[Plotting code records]
=====

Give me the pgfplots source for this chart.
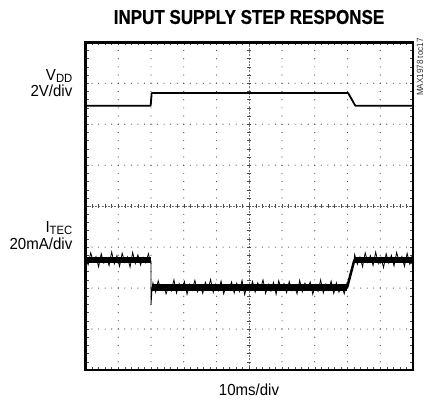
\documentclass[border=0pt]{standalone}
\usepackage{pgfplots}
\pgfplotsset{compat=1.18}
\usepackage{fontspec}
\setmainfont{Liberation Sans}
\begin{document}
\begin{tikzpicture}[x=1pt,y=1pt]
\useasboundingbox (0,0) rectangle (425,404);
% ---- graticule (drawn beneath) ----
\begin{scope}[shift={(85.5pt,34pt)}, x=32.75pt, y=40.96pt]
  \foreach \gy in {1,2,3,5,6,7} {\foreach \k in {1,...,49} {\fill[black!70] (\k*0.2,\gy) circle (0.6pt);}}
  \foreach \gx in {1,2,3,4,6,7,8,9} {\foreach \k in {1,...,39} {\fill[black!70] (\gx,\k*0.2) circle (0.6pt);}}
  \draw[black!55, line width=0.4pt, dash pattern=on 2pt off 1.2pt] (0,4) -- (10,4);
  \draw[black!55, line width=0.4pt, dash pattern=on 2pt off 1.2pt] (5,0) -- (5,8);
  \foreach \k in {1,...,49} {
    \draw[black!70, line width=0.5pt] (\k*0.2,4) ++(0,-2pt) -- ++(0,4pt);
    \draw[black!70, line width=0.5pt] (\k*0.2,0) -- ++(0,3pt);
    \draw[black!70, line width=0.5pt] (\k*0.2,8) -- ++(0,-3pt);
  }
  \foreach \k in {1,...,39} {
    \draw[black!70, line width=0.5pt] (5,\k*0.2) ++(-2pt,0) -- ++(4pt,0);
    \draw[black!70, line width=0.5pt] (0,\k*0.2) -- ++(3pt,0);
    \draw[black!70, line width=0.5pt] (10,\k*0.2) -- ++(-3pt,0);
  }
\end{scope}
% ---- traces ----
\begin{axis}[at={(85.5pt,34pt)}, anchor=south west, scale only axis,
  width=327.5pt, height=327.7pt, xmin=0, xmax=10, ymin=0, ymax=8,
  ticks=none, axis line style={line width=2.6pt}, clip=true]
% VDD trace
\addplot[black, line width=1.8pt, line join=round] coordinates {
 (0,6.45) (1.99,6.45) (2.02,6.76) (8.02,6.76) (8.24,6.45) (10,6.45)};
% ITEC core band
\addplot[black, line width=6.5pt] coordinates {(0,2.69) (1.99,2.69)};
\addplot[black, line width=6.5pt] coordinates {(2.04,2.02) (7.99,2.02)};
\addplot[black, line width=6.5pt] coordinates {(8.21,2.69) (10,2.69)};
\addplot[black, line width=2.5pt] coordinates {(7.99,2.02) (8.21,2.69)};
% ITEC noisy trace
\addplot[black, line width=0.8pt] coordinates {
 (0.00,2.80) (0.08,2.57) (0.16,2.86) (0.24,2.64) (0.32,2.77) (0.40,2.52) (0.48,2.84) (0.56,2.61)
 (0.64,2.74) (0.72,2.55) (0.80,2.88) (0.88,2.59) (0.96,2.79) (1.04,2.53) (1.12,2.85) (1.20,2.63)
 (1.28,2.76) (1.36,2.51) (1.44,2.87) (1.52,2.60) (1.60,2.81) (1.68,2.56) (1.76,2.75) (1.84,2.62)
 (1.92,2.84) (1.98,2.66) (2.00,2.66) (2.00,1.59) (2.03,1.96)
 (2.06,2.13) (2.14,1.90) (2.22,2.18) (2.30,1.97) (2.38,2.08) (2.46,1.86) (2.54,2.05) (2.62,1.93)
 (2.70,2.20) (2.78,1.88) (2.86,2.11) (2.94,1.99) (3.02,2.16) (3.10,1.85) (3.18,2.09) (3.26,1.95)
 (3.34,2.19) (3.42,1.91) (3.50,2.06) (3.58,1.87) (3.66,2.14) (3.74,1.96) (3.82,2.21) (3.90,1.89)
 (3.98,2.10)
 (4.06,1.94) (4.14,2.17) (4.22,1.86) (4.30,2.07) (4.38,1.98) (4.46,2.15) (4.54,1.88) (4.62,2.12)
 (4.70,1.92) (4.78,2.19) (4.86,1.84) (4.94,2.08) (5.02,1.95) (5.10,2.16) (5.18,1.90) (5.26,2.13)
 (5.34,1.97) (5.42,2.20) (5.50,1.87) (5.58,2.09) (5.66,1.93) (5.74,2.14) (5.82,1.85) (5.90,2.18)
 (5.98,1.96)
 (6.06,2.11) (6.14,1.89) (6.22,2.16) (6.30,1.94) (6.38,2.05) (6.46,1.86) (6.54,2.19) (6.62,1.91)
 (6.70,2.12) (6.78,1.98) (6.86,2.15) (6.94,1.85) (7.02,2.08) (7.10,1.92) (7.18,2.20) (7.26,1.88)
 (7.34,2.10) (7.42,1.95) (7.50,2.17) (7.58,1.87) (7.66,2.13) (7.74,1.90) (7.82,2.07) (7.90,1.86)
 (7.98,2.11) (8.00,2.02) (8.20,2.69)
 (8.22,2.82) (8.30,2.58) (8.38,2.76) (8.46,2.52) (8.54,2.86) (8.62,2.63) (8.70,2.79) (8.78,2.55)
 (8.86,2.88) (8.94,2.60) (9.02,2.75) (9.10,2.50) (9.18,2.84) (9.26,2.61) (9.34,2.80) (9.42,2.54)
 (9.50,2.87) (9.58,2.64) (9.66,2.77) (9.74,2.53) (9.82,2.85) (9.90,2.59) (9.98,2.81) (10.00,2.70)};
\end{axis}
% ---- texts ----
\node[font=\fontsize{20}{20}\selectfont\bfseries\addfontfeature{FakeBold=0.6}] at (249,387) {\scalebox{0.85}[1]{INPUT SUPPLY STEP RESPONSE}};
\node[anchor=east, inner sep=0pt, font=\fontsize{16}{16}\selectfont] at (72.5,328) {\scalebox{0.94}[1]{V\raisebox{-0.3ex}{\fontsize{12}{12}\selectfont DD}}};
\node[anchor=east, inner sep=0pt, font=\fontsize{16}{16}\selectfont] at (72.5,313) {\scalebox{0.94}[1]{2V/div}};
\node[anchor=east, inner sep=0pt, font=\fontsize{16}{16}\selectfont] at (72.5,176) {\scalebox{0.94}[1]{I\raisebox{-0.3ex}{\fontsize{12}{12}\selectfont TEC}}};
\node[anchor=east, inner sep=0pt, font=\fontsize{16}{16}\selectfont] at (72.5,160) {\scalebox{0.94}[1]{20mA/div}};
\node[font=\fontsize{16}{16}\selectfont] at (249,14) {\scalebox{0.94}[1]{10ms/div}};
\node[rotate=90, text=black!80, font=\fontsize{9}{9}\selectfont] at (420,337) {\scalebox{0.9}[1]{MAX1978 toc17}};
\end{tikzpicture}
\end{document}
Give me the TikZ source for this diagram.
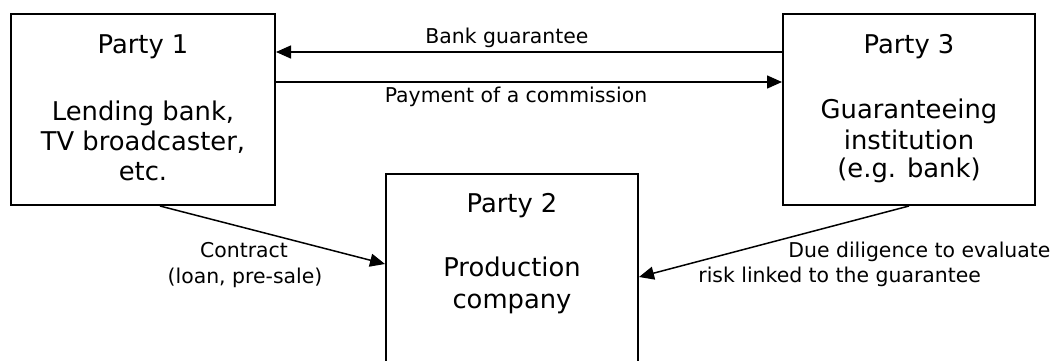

=====

**REQUEST:** Write out the entries again, exactly as given, skipping any images.

**ANSWER TO THIS EXERCISE:**
Give me the pgfplots source for this chart.
\documentclass[border=0pt]{standalone}
\usepackage{pgfplots}
\pgfplotsset{compat=1.18}
\usepackage{fontspec}
\setmainfont{Liberation Sans}
\begin{document}
\begin{tikzpicture}[x=1pt,y=1pt]
\useasboundingbox (0,0) rectangle (425,404);
% ---- graticule (drawn beneath) ----
\begin{scope}[shift={(85.5pt,34pt)}, x=32.75pt, y=40.96pt]
  \foreach \gy in {1,2,3,5,6,7} {\foreach \k in {1,...,49} {\fill[black!70] (\k*0.2,\gy) circle (0.6pt);}}
  \foreach \gx in {1,2,3,4,6,7,8,9} {\foreach \k in {1,...,39} {\fill[black!70] (\gx,\k*0.2) circle (0.6pt);}}
  \draw[black!55, line width=0.4pt, dash pattern=on 2pt off 1.2pt] (0,4) -- (10,4);
  \draw[black!55, line width=0.4pt, dash pattern=on 2pt off 1.2pt] (5,0) -- (5,8);
  \foreach \k in {1,...,49} {
    \draw[black!70, line width=0.5pt] (\k*0.2,4) ++(0,-2pt) -- ++(0,4pt);
    \draw[black!70, line width=0.5pt] (\k*0.2,0) -- ++(0,3pt);
    \draw[black!70, line width=0.5pt] (\k*0.2,8) -- ++(0,-3pt);
  }
  \foreach \k in {1,...,39} {
    \draw[black!70, line width=0.5pt] (5,\k*0.2) ++(-2pt,0) -- ++(4pt,0);
    \draw[black!70, line width=0.5pt] (0,\k*0.2) -- ++(3pt,0);
    \draw[black!70, line width=0.5pt] (10,\k*0.2) -- ++(-3pt,0);
  }
\end{scope}
% ---- traces ----
\begin{axis}[at={(85.5pt,34pt)}, anchor=south west, scale only axis,
  width=327.5pt, height=327.7pt, xmin=0, xmax=10, ymin=0, ymax=8,
  ticks=none, axis line style={line width=2.6pt}, clip=true]
% VDD trace
\addplot[black, line width=1.8pt, line join=round] coordinates {
 (0,6.45) (1.99,6.45) (2.02,6.76) (8.02,6.76) (8.24,6.45) (10,6.45)};
% ITEC core band
\addplot[black, line width=6.5pt] coordinates {(0,2.69) (1.99,2.69)};
\addplot[black, line width=6.5pt] coordinates {(2.04,2.02) (7.99,2.02)};
\addplot[black, line width=6.5pt] coordinates {(8.21,2.69) (10,2.69)};
\addplot[black, line width=2.5pt] coordinates {(7.99,2.02) (8.21,2.69)};
% ITEC noisy trace
\addplot[black, line width=0.8pt] coordinates {
 (0.00,2.80) (0.08,2.57) (0.16,2.86) (0.24,2.64) (0.32,2.77) (0.40,2.52) (0.48,2.84) (0.56,2.61)
 (0.64,2.74) (0.72,2.55) (0.80,2.88) (0.88,2.59) (0.96,2.79) (1.04,2.53) (1.12,2.85) (1.20,2.63)
 (1.28,2.76) (1.36,2.51) (1.44,2.87) (1.52,2.60) (1.60,2.81) (1.68,2.56) (1.76,2.75) (1.84,2.62)
 (1.92,2.84) (1.98,2.66) (2.00,2.66) (2.00,1.59) (2.03,1.96)
 (2.06,2.13) (2.14,1.90) (2.22,2.18) (2.30,1.97) (2.38,2.08) (2.46,1.86) (2.54,2.05) (2.62,1.93)
 (2.70,2.20) (2.78,1.88) (2.86,2.11) (2.94,1.99) (3.02,2.16) (3.10,1.85) (3.18,2.09) (3.26,1.95)
 (3.34,2.19) (3.42,1.91) (3.50,2.06) (3.58,1.87) (3.66,2.14) (3.74,1.96) (3.82,2.21) (3.90,1.89)
 (3.98,2.10)
 (4.06,1.94) (4.14,2.17) (4.22,1.86) (4.30,2.07) (4.38,1.98) (4.46,2.15) (4.54,1.88) (4.62,2.12)
 (4.70,1.92) (4.78,2.19) (4.86,1.84) (4.94,2.08) (5.02,1.95) (5.10,2.16) (5.18,1.90) (5.26,2.13)
 (5.34,1.97) (5.42,2.20) (5.50,1.87) (5.58,2.09) (5.66,1.93) (5.74,2.14) (5.82,1.85) (5.90,2.18)
 (5.98,1.96)
 (6.06,2.11) (6.14,1.89) (6.22,2.16) (6.30,1.94) (6.38,2.05) (6.46,1.86) (6.54,2.19) (6.62,1.91)
 (6.70,2.12) (6.78,1.98) (6.86,2.15) (6.94,1.85) (7.02,2.08) (7.10,1.92) (7.18,2.20) (7.26,1.88)
 (7.34,2.10) (7.42,1.95) (7.50,2.17) (7.58,1.87) (7.66,2.13) (7.74,1.90) (7.82,2.07) (7.90,1.86)
 (7.98,2.11) (8.00,2.02) (8.20,2.69)
 (8.22,2.82) (8.30,2.58) (8.38,2.76) (8.46,2.52) (8.54,2.86) (8.62,2.63) (8.70,2.79) (8.78,2.55)
 (8.86,2.88) (8.94,2.60) (9.02,2.75) (9.10,2.50) (9.18,2.84) (9.26,2.61) (9.34,2.80) (9.42,2.54)
 (9.50,2.87) (9.58,2.64) (9.66,2.77) (9.74,2.53) (9.82,2.85) (9.90,2.59) (9.98,2.81) (10.00,2.70)};
\end{axis}
% ---- texts ----
\node[font=\fontsize{20}{20}\selectfont\bfseries\addfontfeature{FakeBold=0.6}] at (249,387) {\scalebox{0.85}[1]{INPUT SUPPLY STEP RESPONSE}};
\node[anchor=east, inner sep=0pt, font=\fontsize{16}{16}\selectfont] at (72.5,328) {\scalebox{0.94}[1]{V\raisebox{-0.3ex}{\fontsize{12}{12}\selectfont DD}}};
\node[anchor=east, inner sep=0pt, font=\fontsize{16}{16}\selectfont] at (72.5,313) {\scalebox{0.94}[1]{2V/div}};
\node[anchor=east, inner sep=0pt, font=\fontsize{16}{16}\selectfont] at (72.5,176) {\scalebox{0.94}[1]{I\raisebox{-0.3ex}{\fontsize{12}{12}\selectfont TEC}}};
\node[anchor=east, inner sep=0pt, font=\fontsize{16}{16}\selectfont] at (72.5,160) {\scalebox{0.94}[1]{20mA/div}};
\node[font=\fontsize{16}{16}\selectfont] at (249,14) {\scalebox{0.94}[1]{10ms/div}};
\node[rotate=90, text=black!80, font=\fontsize{9}{9}\selectfont] at (420,337) {\scalebox{0.9}[1]{MAX1978 toc17}};
\end{tikzpicture}
\end{document}
Give me the TikZ source for this diagram.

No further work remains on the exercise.